Getting started
Docker is the recommended install for library scanning. The executable can also generate subtitles for a single file without Sonarr, Radarr, or a config file.
StandaloneGenerate one file
Use this path when you only want subtitles for one video and do not need the daemon.
export OPENAI_API_KEY=...
go build -o subtitler ./cmd/subtitler
./subtitler generate -langs en,pt-PT "/path/to/movie.mkv"
If config.yaml is absent and -config is not passed,
generate uses built-in defaults, reads OPENAI_API_KEY
from the environment, and writes .subtitler.<language>.srt
sidecars next to the video.
Passing -config custom.yaml makes the config explicit. If that file is missing, the command fails instead of silently falling back.
01Copy the example files
Start from the bundled examples, then fill in your API keys.
cp config.example.yaml config.yaml
cp .env.example .env
Edit .env with your OpenAI, Sonarr, and Radarr keys.
OPENAI_API_KEY=your-openai-api-key
SONARR_API_KEY=your-sonarr-api-key
RADARR_API_KEY=your-radarr-api-key
PUID=1000
PGID=1000
Set PUID / PGID to the user that owns your media (id -u and id -g) so sidecars are written with the right permissions.
02Connect Sonarr and Radarr
Set URLs in config.yaml that are reachable from the Subtitler container. The keys are read from .env.
sonarr:
url: http://sonarr:8989
api_key: ${SONARR_API_KEY}
radarr:
url: http://radarr:7878
api_key: ${RADARR_API_KEY}
Container names like http://sonarr:8989 work when everything shares a Docker network. Otherwise use a reachable host or IP.
03Mount the media paths
Subtitler asks Sonarr and Radarr for media paths, so the container must see those exact paths. Mount your library at the same path the ARR apps report.
volumes:
- ./config.yaml:/etc/subtitler/config.yaml:ro
- ./data:/data
# Match the path Sonarr/Radarr report, e.g.:
- /mnt/media:/mnt/media
If the ARR apps report a path the container can't match exactly, translate it with path_mappings:
subtitles:
path_mappings:
- from: /movies
to: /media/movies
04Pick languages and strategy
Set the languages you want and how aggressively to fill them. missing_only
writes a target language only when no matching sidecar exists. By default, timings come
from the preferred source audio track.
subtitles:
required_languages:
- en
- pt-PT
source_audio_languages:
- en
- auto
source_subtitle_language: en
strategy: missing_only # missing_only | generated_only | force
embedded:
action: ignore # ignore | extract
cleanup:
external_subtitles: keep # keep | quarantine | delete
Generated files are written next to the video as movie.subtitler.en.srt, one per language.
05Validate safely
The example config ships with dry_run: true. Keep it until the logs show the files and actions you expect.

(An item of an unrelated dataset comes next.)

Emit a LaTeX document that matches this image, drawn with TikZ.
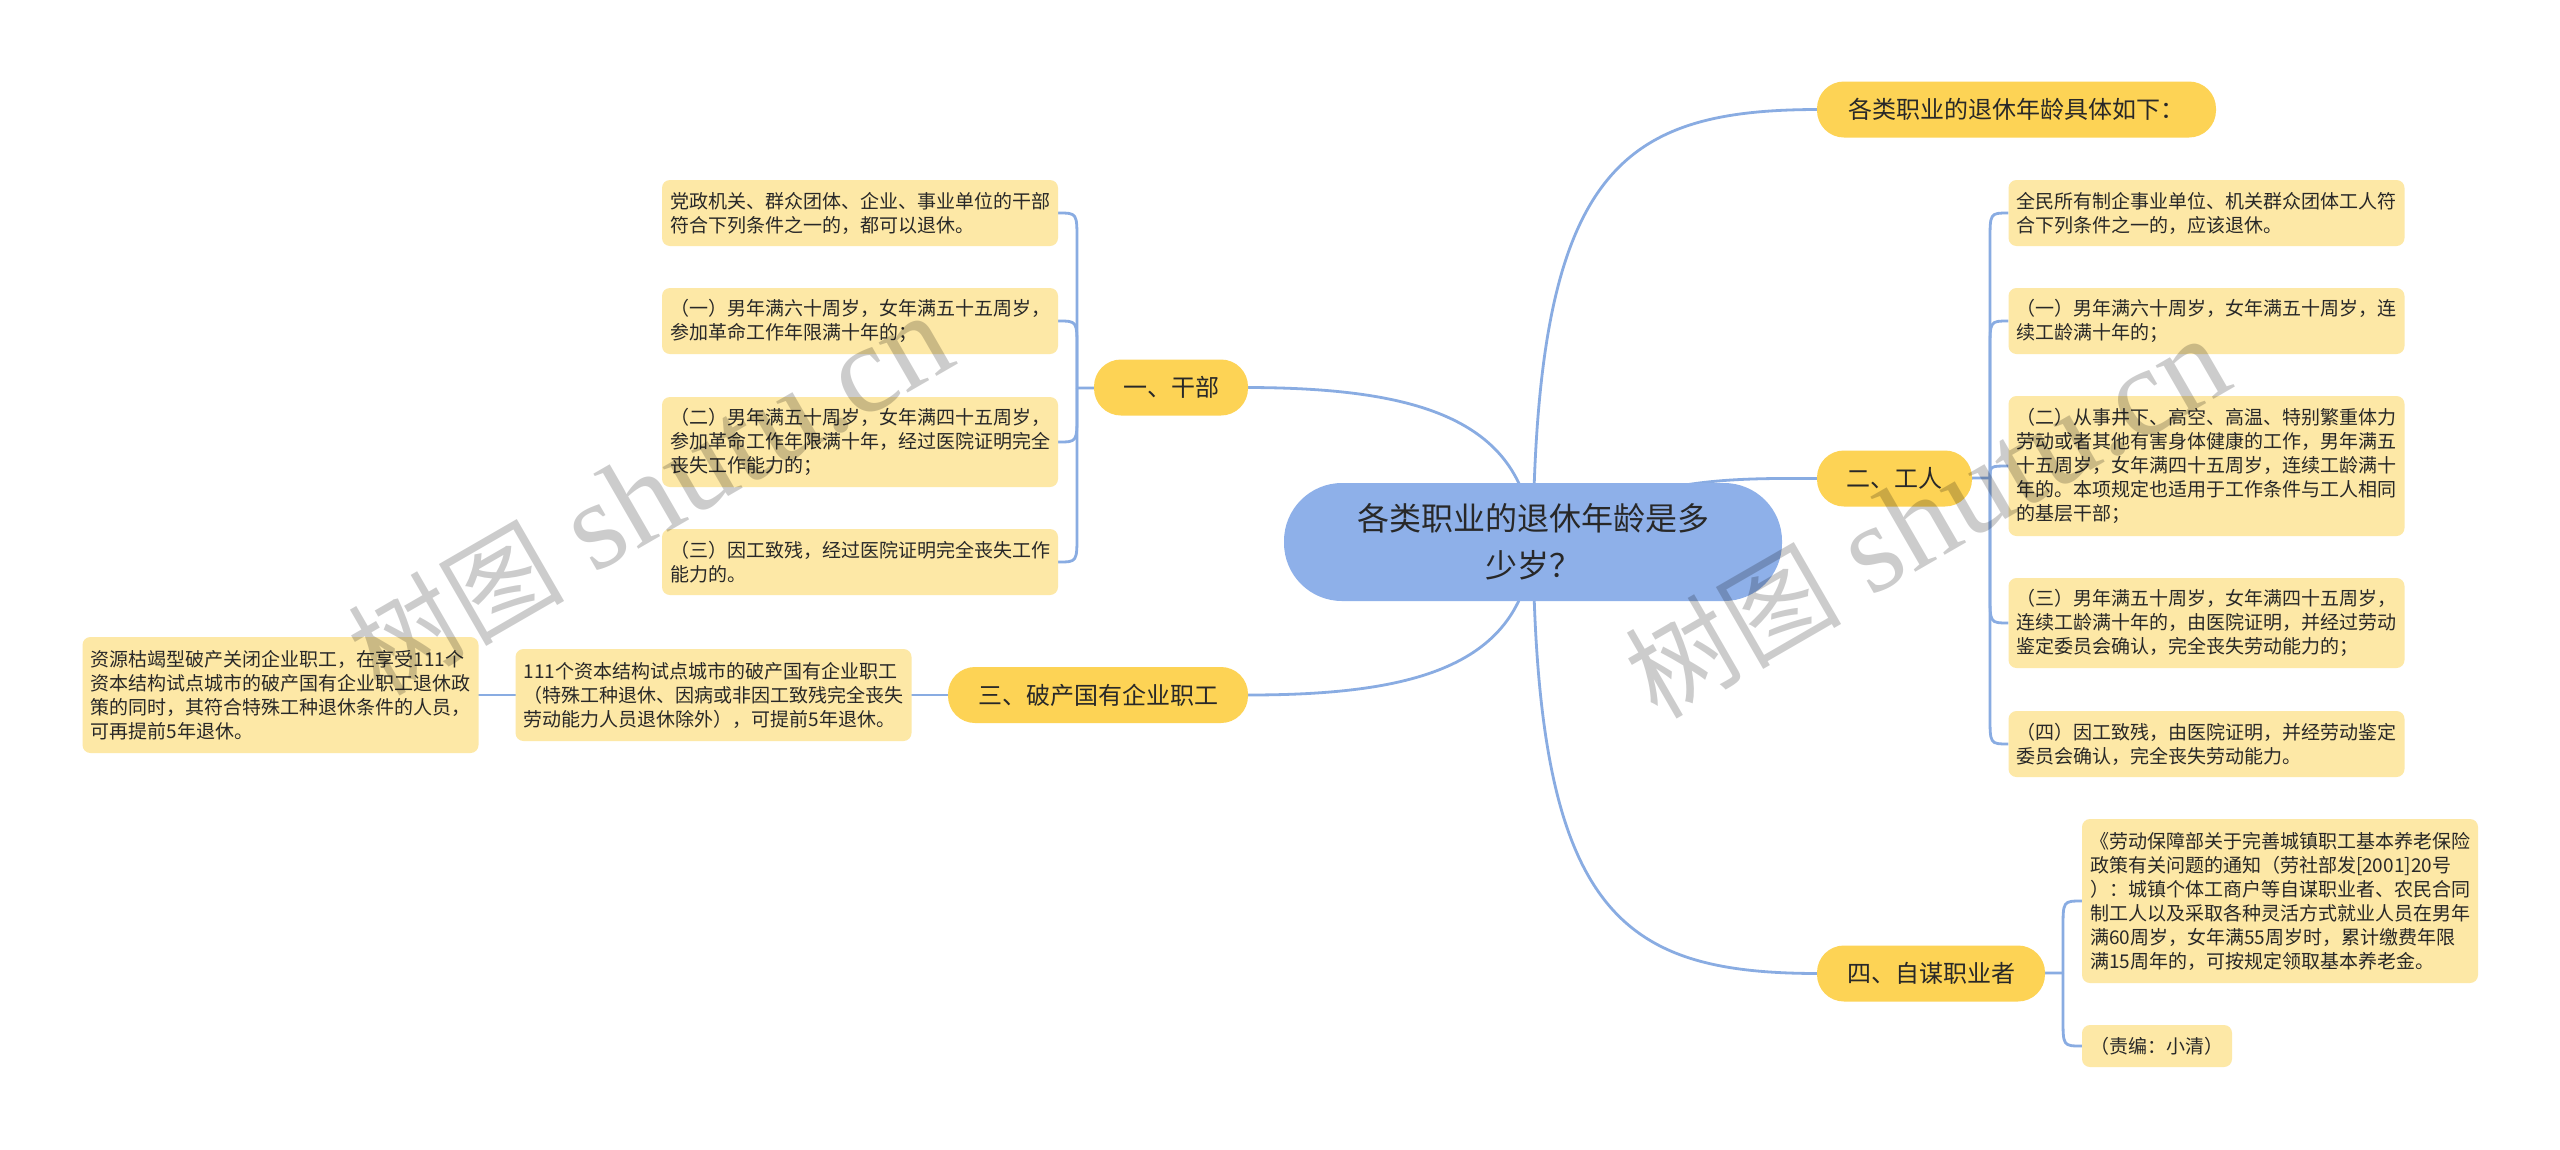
\documentclass[tikz,border=0pt]{standalone}
\usepackage{fontspec}
\setmainfont{Noto Sans CJK SC}
\newfontfamily\wmlatin{Liberation Serif}
\usetikzlibrary{calc}
\definecolor{centralc}{RGB}{142,176,233}
\definecolor{pillc}{RGB}{253,211,85}
\definecolor{leafc}{RGB}{253,232,166}
\definecolor{linec}{RGB}{137,172,226}
\definecolor{txt}{RGB}{40,40,40}
\pgfdeclarelayer{paper}
\pgfdeclarelayer{bg}
\pgfsetlayers{paper,bg,main}
\begin{document}
\begin{tikzpicture}[x=1pt,y=-1pt,
  conn/.style={draw=linec, line width=2.8pt},
  leaf/.style={fill=leafc, rounded corners=8pt, inner xsep=8pt, inner ysep=0pt, text width=380pt, align=left, font=\fontsize{19}{24}\selectfont, text=txt, anchor=center},
  pill/.style={fill=pillc, rounded corners=27pt, inner sep=0pt, font=\fontsize{24}{28}\selectfont, text=txt, anchor=center, minimum height=56pt},
  central/.style={fill=centralc, rounded corners=58pt, inner sep=0pt, minimum width=498pt, minimum height=118pt, align=center, font=\fontsize{32}{47}\selectfont, text=txt, anchor=center},
  wm/.style={rotate=30, text=black, text opacity=0.2, inner sep=0pt, anchor=center}
]
\useasboundingbox (0,0) rectangle (2560,1149);
\begin{pgfonlayer}{paper}
\fill[white] (0,0) rectangle (2560,1149);
\end{pgfonlayer}

% central
\node[central] (C) at (1533,542) {各类职业的退休年龄是多\\少岁？};

% main branches
\node[pill, minimum width=399pt] (Pj) at (2016.5,109.5) {各类职业的退休年龄具体如下：};
\node[pill, minimum width=155pt] (Pw) at (1894.5,478.5) {二、工人};
\node[pill, minimum width=228pt] (P4) at (1931,973.5) {四、自谋职业者};
\node[pill, minimum width=154pt] (Pg) at (1171,387.5) {一、干部};
\node[pill, minimum width=300pt] (P3) at (1098,695) {三、破产国有企业职工};

% cadre leaves
\node[leaf, minimum height=66pt] (L1) at (860,213) {党政机关、群众团体、企业、事业单位的干部\\符合下列条件之一的，都可以退休。};
\node[leaf, minimum height=66pt] (L2) at (860,321) {（一）男年满六十周岁，女年满五十五周岁，\\参加革命工作年限满十年的；};
\node[leaf, minimum height=90pt] (L3) at (860,442) {（二）男年满五十周岁，女年满四十五周岁，\\参加革命工作年限满十年，经过医院证明完全\\丧失工作能力的；};
\node[leaf, minimum height=66pt] (L4) at (860,562) {（三）因工致残，经过医院证明完全丧失工作\\能力的。};

% worker leaves
\node[leaf, minimum height=66pt] (R1) at (2206.5,213) {全民所有制企事业单位、机关群众团体工人符\\合下列条件之一的，应该退休。};
\node[leaf, minimum height=66pt] (R2) at (2206.5,321) {（一）男年满六十周岁，女年满五十周岁，连\\续工龄满十年的；};
\node[leaf, minimum height=140pt] (R3) at (2206.5,466) {（二）从事井下、高空、高温、特别繁重体力\\劳动或者其他有害身体健康的工作，男年满五\\十五周岁，女年满四十五周岁，连续工龄满十\\年的。本项规定也适用于工作条件与工人相同\\的基层干部；};
\node[leaf, minimum height=90pt] (R4) at (2206.5,623) {（三）男年满五十周岁，女年满四十五周岁，\\连续工龄满十年的，由医院证明，并经过劳动\\鉴定委员会确认，完全丧失劳动能力的；};
\node[leaf, minimum height=66pt] (R5) at (2206.5,744) {（四）因工致残，由医院证明，并经劳动鉴定\\委员会确认，完全丧失劳动能力。};

% self-employed leaves
\node[leaf, minimum height=164pt] (F1) at (2280,901) {《劳动保障部关于完善城镇职工基本养老保险\\政策有关问题的通知（劳社部发[2001]20号\\）：城镇个体工商户等自谋职业者、农民合同\\制工人以及采取各种灵活方式就业人员在男年\\满60周岁，女年满55周岁时，累计缴费年限\\满15周年的，可按规定领取基本养老金。};
\node[leaf, minimum height=42pt, text width=134pt] (F2) at (2157,1046) {（责编：小清）};

% bankrupt enterprise leaves
\node[leaf, minimum height=92pt] (M) at (713.5,695) {111个资本结构试点城市的破产国有企业职工\\（特殊工种退休、因病或非因工致残完全丧失\\劳动能力人员退休除外），可提前5年退休。};
\node[leaf, minimum height=116pt] (Far) at (280.5,695) {资源枯竭型破产关闭企业职工，在享受111个\\资本结构试点城市的破产国有企业职工退休政\\策的同时，其符合特殊工种退休条件的人员，\\可再提前5年退休。};

\coordinate (jg) at (1077,388);
\coordinate (jw) at (1990,478);
\coordinate (j4) at (2063,973);

\begin{pgfonlayer}{bg}
\draw[conn] (C.center) .. controls (1536,170) and (1620,110) .. (Pj.west);
\draw[conn] (C.center) .. controls (1640,478) and (1720,478) .. (Pw.west);
\draw[conn] (C.center) .. controls (1536,914) and (1620,973) .. (P4.west);
\draw[conn] (C.center) .. controls (1525,420) and (1420,388) .. (Pg.east);
\draw[conn] (C.center) .. controls (1525,664) and (1420,695) .. (P3.east);

\draw[conn] (Pg.center) -- (jg);
\draw[conn] (jg) -- ($(jg|-L1.east)+(0,28)$) .. controls (jg|-L1.east) .. (L1.east);
\draw[conn] (jg) -- ($(jg|-L2.east)+(0,28)$) .. controls (jg|-L2.east) .. (L2.east);
\draw[conn] (jg) -- ($(jg|-L3.east)+(0,-28)$) .. controls (jg|-L3.east) .. (L3.east);
\draw[conn] (jg) -- ($(jg|-L4.east)+(0,-28)$) .. controls (jg|-L4.east) .. (L4.east);

\draw[conn] (Pw.center) -- (jw);
\draw[conn] (jw) -- ($(jw|-R1.west)+(0,28)$) .. controls (jw|-R1.west) .. (R1.west);
\draw[conn] (jw) -- ($(jw|-R2.west)+(0,28)$) .. controls (jw|-R2.west) .. (R2.west);
\draw[conn] (jw) .. controls (jw|-R3.west) .. (R3.west);
\draw[conn] (jw) -- ($(jw|-R4.west)+(0,-28)$) .. controls (jw|-R4.west) .. (R4.west);
\draw[conn] (jw) -- ($(jw|-R5.west)+(0,-28)$) .. controls (jw|-R5.west) .. (R5.west);

\draw[conn] (P4.center) -- (j4);
\draw[conn] (j4) -- ($(j4|-F1.west)+(0,28)$) .. controls (j4|-F1.west) .. (F1.west);
\draw[conn] (j4) -- ($(j4|-F2.west)+(0,-28)$) .. controls (j4|-F2.west) .. (F2.west);

\draw[conn] (P3.center) -- (M.center);
\draw[conn] (M.center) -- (Far.center);
\end{pgfonlayer}

% watermarks
\node[wm] (wm1) at (650,495) {{\fontsize{108}{110}\selectfont 树图}\hspace{30pt}{\wmlatin\fontsize{126}{130}\selectfont shutu.cn}};
\node[wm] (wm2) at (1927,518) {{\fontsize{108}{110}\selectfont 树图}\hspace{30pt}{\wmlatin\fontsize{126}{130}\selectfont shutu.cn}};
\end{tikzpicture}
\end{document}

doctor checks connectivity and tooling; scan reports what it would do.
docker compose --env-file .env -f docker-compose.example.yaml pull
docker compose --env-file .env -f docker-compose.example.yaml \
run --rm subtitler doctor -config /etc/subtitler/config.yaml
docker compose --env-file .env -f docker-compose.example.yaml \
run --rm subtitler scan -config /etc/subtitler/config.yaml
06Run the daemon
When the dry-run looks right, set dry_run: false. The example keeps a low
max_jobs_per_scan so the library fills in gradually instead of all at once.
dry_run: false
processing:
scan_interval: 30m
max_jobs_per_scan: 1 # 0 = unlimited
The example compose runs the daemon command by default, so a plain up -d starts it.
docker compose --env-file .env -f docker-compose.example.yaml up -d
docker compose --env-file .env -f docker-compose.example.yaml logs -f subtitler
The daemon repeats the scan every scan_interval, processing only the missing-subtitle jobs it finds.